Technical Abstract: Conventional dyeing of wool fabrics with acid dyes generally requires high temperatures of 90º-120° and extended dyeing times of up to 120 minutes to achieve complete exhaustion. Consequently fabric properties can deteriorate with negative implications for consumer selection, wear, and care. The ERRC process for whitening, biopolishing, and shrinkage control was applied to untreated wool knit fabrics in two-steps: pretreatment with dicyandiamide and gluconic acid in alkaline peroxide, followed by treatment with sodium sulfite and serine protease. Untreated and pretreated fabrics exhibited sigmoidal dyeing behavior whereas pretreated/treated fabrics exhibited exponential dyeing behavior.
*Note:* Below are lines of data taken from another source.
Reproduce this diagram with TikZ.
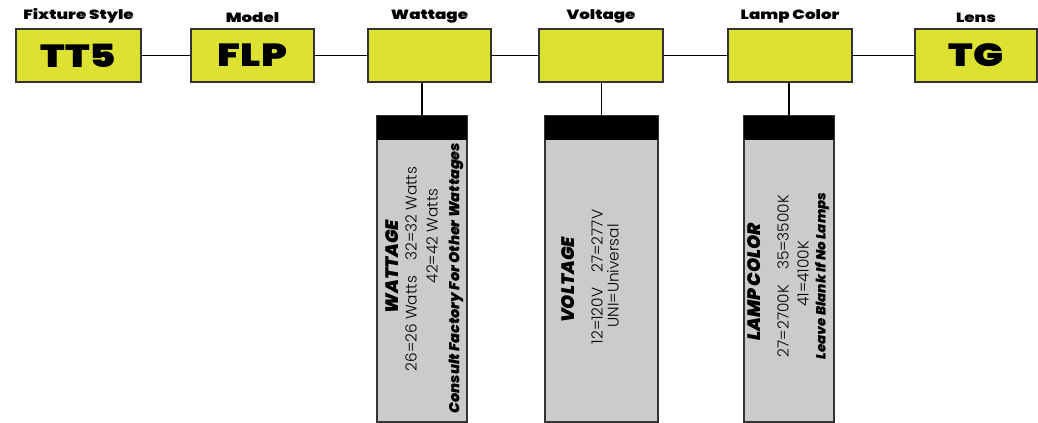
\documentclass[tikz,border=0pt]{standalone}
\usepackage{fontspec}
\setmainfont{Poppins}
\newfontfamily\lightfont{Poppins Light}
\newfontfamily\heavyfont{Poppins Black}
\newfontfamily\wideheavy{Poppins Black}[FakeStretch=1.25]
\usetikzlibrary{positioning}
\definecolor{codeyellow}{HTML}{DDE232}
\definecolor{panelgray}{HTML}{CBCBCB}
\definecolor{edgegray}{HTML}{333333}

\begin{document}
\begin{tikzpicture}[
  x=0.75pt, y=-0.75pt,
  codebox/.style={draw=edgegray, line width=1pt, fill=codeyellow, inner sep=0pt,
                  minimum height=39.75pt, font=\wideheavy\fontsize{24}{26}\selectfont},
  headlbl/.style={font=\wideheavy\fontsize{10}{11}\selectfont, inner sep=0pt, label distance=4pt},
  panel/.style={draw=edgegray, line width=1pt, fill=panelgray, inner sep=0pt,
                minimum height=229.5pt},
  panelhead/.style={fill=black, inner sep=0pt, minimum height=18pt, anchor=north},
  ptitle/.style={rotate=90, inner sep=0pt, font=\heavyfont\itshape\fontsize{13.5}{15}\selectfont},
  pline/.style={rotate=90, inner sep=0pt, font=\lightfont\fontsize{11.5}{13}\selectfont},
  pnote/.style={rotate=90, inner sep=0pt, font=\heavyfont\itshape\fontsize{10}{11}\selectfont},
  conn/.style={draw=black, line width=1pt}
]
\useasboundingbox (0,0) rectangle (1038,423);

% code boxes
\node[codebox, minimum width=93.75pt, label={[headlbl]above:Fixture Style}] (fixbox) at (78.5,55.5) {TT5};
\node[codebox, minimum width=92.25pt, label={[headlbl]above:Model}] (modelbox) at (252.5,55.5) {FLP};
\node[codebox, minimum width=92.25pt, label={[headlbl]above:Wattage}] (wattbox) at (429.5,55.5) {};
\node[codebox, minimum width=93pt, label={[headlbl]above:Voltage}] (voltbox) at (601,55.5) {};
\node[codebox, minimum width=93pt, label={[headlbl]above:Lamp Color}] (lampbox) at (790,55.5) {};
\node[codebox, minimum width=91.5pt, label={[headlbl]above:Lens}] (lensbox) at (976,55.5) {TG};

\draw[conn] (fixbox) -- (modelbox);
\draw[conn] (modelbox) -- (wattbox);
\draw[conn] (wattbox) -- (voltbox);
\draw[conn] (voltbox) -- (lampbox);
\draw[conn] (lampbox) -- (lensbox);

% option panels
\node[panel, minimum width=67.5pt] (wattpanel) at (422,269) {};
\node[panelhead, minimum width=67.5pt] (watthead) at (wattpanel.north) {};
\node[panel, minimum width=84.75pt] (voltpanel) at (601.5,269) {};
\node[panelhead, minimum width=84.75pt] (volthead) at (voltpanel.north) {};
\node[panel, minimum width=67.5pt] (lamppanel) at (789,269) {};
\node[panelhead, minimum width=67.5pt] (lamphead) at (lamppanel.north) {};

\draw[conn] (watthead.north) -- (watthead.north |- wattbox.south);
\draw[conn] (volthead.north) -- (volthead.north |- voltbox.south);
\draw[conn] (lamphead.north) -- (lamphead.north |- lampbox.south);

% panel texts
\node[ptitle] (watttitle) at (392,267) {WATTAGE};
\node[pline] (wattopt) at (411,269) {26=26 Watts\quad 32=32 Watts};
\node[pline] (wattmore) at (432,236) {42=42 Watts};
\node[pnote, font=\heavyfont\itshape\fontsize{10.8}{12}\selectfont] (wattnote) at (456,278) {Consult Factory For Other Wattages};

\node[ptitle] (volttitle) at (568,280) {VOLTAGE};
\node[pline] (voltopt) at (597,277) {12=120V\quad 27=277V};
\node[pline] (voltmore) at (613,276) {UNI=Universal};

\node[ptitle] (lamptitle) at (754,282) {LAMP COLOR};
\node[pline] (lampopt) at (783,276) {27=2700K\quad 35=3500K};
\node[pline] (lampmore) at (803,274) {41=4100K};
\node[pnote] (lampnote) at (822,276) {Leave Blank If No Lamps};
\end{tikzpicture}
\end{document}
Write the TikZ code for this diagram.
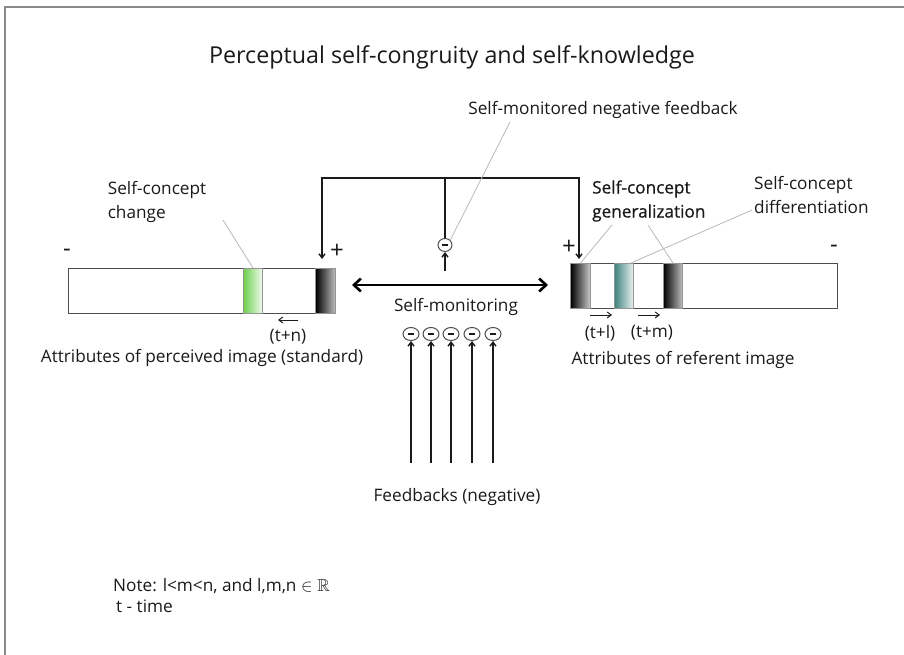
\documentclass[tikz,border=0pt]{standalone}
\usepackage{amssymb}
\usepackage{fontspec}
\setmainfont{Open Sans}
\newfontfamily\semifont[FakeBold=0.7]{Open Sans}
\usetikzlibrary{arrows.meta,positioning,shapes.geometric}
\definecolor{ink}{HTML}{1A1A1A}
\definecolor{frame}{HTML}{8A8A8A}
\definecolor{edge}{HTML}{4D4D4D}
\definecolor{lead}{HTML}{B8B8B8}
\definecolor{leaf}{HTML}{6DCF4C}
\definecolor{sea}{HTML}{3C837D}
\tikzset{
  bar/.style={draw=edge, fill=white, line width=1.3pt, anchor=north west,
              inner sep=0pt, minimum height=45pt},
  band/.style={draw=edge!60, line width=0.9pt, anchor=north west, inner sep=0pt,
               minimum height=45pt, minimum width=#1},
  lbl/.style={font=\fontsize{17.2}{24}\selectfont, text=ink, inner sep=0pt, align=left},
  sign/.style={font=\fontsize{24}{24}\selectfont, text=ink, inner sep=0pt},
  neg/.style={ellipse, draw=edge, line width=1pt, inner sep=0pt,
              minimum width=#1, minimum height=13pt,
              path picture={\draw[ink, line width=1.5pt]
                ([xshift=-3pt]path picture bounding box.center) --
                ([xshift=3pt]path picture bounding box.center);}},
  link/.style={draw=ink, line width=1.4pt},
  arr/.style={link, -{Straight Barb[length=4pt,width=6pt]}},
  leader/.style={draw=lead, line width=0.8pt},
}

\begin{document}
\begin{tikzpicture}[x=1pt, y=-1pt]
  \useasboundingbox (0,0) rectangle (904,655);
  \draw[frame, line width=2pt] (5,655) -- (5,7) -- (904,7);

  \node[font=\fontsize{23.3}{24}\selectfont, text=ink, inner sep=0pt] (title) at (452,57)
    {Perceptual self-congruity and self-knowledge};

  % perceived image (standard)
  \node[bar, minimum width=267pt] (lbar) at (68,268) {};
  \node[band=19pt, left color=leaf, right color=leaf!8] (lgreen) at (243,268) {};
  \node[band=20pt, left color=black, right color=black!25] (ldark) at (315,268) {};
  \node[sign] (lminus) at (67,253) {-};
  \node[sign] (lplus) at (337,251) {+};
  \node[lbl] (chg) at (157,202) {Self-concept\\change};
  \node[lbl, anchor=center] (tn) at (288,337) {(t+n)};
  \node[lbl, anchor=center] (lattr) at (202,358) {Attributes of perceived image (standard)};

  % referent image
  \node[bar, minimum width=267pt] (rbar) at (570,263) {};
  \node[band=20pt, left color=black, right color=black!20] (rdark) at (570,263) {};
  \node[band=19pt, left color=sea, right color=sea!10] (rteal) at (614,263) {};
  \node[band=19pt, left color=black, right color=black!25] (rdark2) at (663,263) {};
  \node[sign] (rplus) at (569,247) {+};
  \node[sign] (rminus) at (834,249) {-};
  \node[lbl, font=\fontsize{17.2}{24}\selectfont\semifont, anchor=west] (gen) at (592,201)
    {Self-concept\\generalization};
  \node[lbl, anchor=west] (dif) at (754,195) {Self-concept\\differentiation};
  \node[lbl, anchor=center] (tl) at (600,333) {(t+l)};
  \node[lbl, anchor=center] (tm) at (652,333) {(t+m)};
  \node[lbl, anchor=center] (rattr) at (683,360) {Attributes of referent image};

  % self-monitoring loop
  \coordinate (ltop) at (322,178);
  \coordinate (mtop) at (445,178);
  \coordinate (rtop) at (579,178);
  \coordinate (lin) at (322,259);
  \coordinate (rin) at (579,259);
  \node[neg=14pt] (mneg) at (445,245) {};
  \coordinate (mfb) at (445,271);
  \draw[arr] (mtop) -| (lin);
  \draw[arr] (mtop) -| (rin);
  \draw[link] (mtop) -- (mneg.north);
  \draw[arr] (mfb) -- (mneg.south);
  \node[lbl, anchor=center] (mon) at (603,110) {Self-monitored negative feedback};

  \coordinate (dl) at (352,285);
  \coordinate (dr) at (548,285);
  \draw[draw=black, line width=2.6pt, {Straight Barb[length=7pt,width=13pt]}-{Straight Barb[length=7pt,width=13pt]}]
    (dl) -- (dr);
  \node[lbl, anchor=center] (smon) at (456,307) {Self-monitoring};

  % feedbacks
  \foreach \i/\x in {1/411,2/431,3/451,4/472,5/493} {
    \node[neg=16pt] (fb\i) at (\x,334) {};
    \coordinate (fs\i) at (\x,463);
    \draw[arr] (fs\i) -- (fb\i.south);
  }
  \node[lbl, anchor=center] (fbk) at (457,497) {Feedbacks (negative)};

  % time shifts
  \coordinate (tna) at (298,320); \coordinate (tnb) at (278,320);
  \coordinate (tla) at (590,315); \coordinate (tlb) at (612,315);
  \coordinate (tma) at (638,315); \coordinate (tmb) at (660,315);
  \draw[arr, line width=1pt] (tna) -- (tnb);
  \draw[arr, line width=1pt] (tla) -- (tlb);
  \draw[arr, line width=1pt] (tma) -- (tmb);

  % leader lines
  \coordinate (chgend) at (223,220);
  \coordinate (monend) at (510,122);
  \coordinate (gena) at (612,225);
  \coordinate (genb) at (648,225);
  \coordinate (difend) at (752,210);
  \draw[leader] (chgend) -- (lgreen.north);
  \draw[leader] (monend) -- (mneg.north east);
  \draw[leader] (gena) -- (rdark.north);
  \draw[leader] (genb) -- (rdark2.north);
  \draw[leader] (difend) -- ([xshift=-3pt]rteal.north east);

  \node[lbl, anchor=west] (note) at (113,586) {Note: l<m<n, and l,m,n $\in\mathbb{R}$};
  \node[lbl, anchor=west] (tnote) at (116,606) {t - time};
\end{tikzpicture}
\end{document}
Typically, the dyebaths of the untreated fabrics exhausted within 60-120 minutes at 90º-120°C. However, the dyebaths of fabrics after pretreatment alone exhausted within 50-60 minutes at 55º-60°C. The dyebaths of fabrics receiving the full pretreatment/ treatment exhausted within 30-50 minutes at 30°-55ºC. Low temperature dyeing with reduced dyeing times was attributed to changes in wool fiber morphology as documented by confocal fluorescent and scanning electron microscopies. Dyeing ERRC-processed wool textiles at lower temperatures will provide cost savings, less damage, the possibility of brighter shades, and less deterioration for improved textile performance.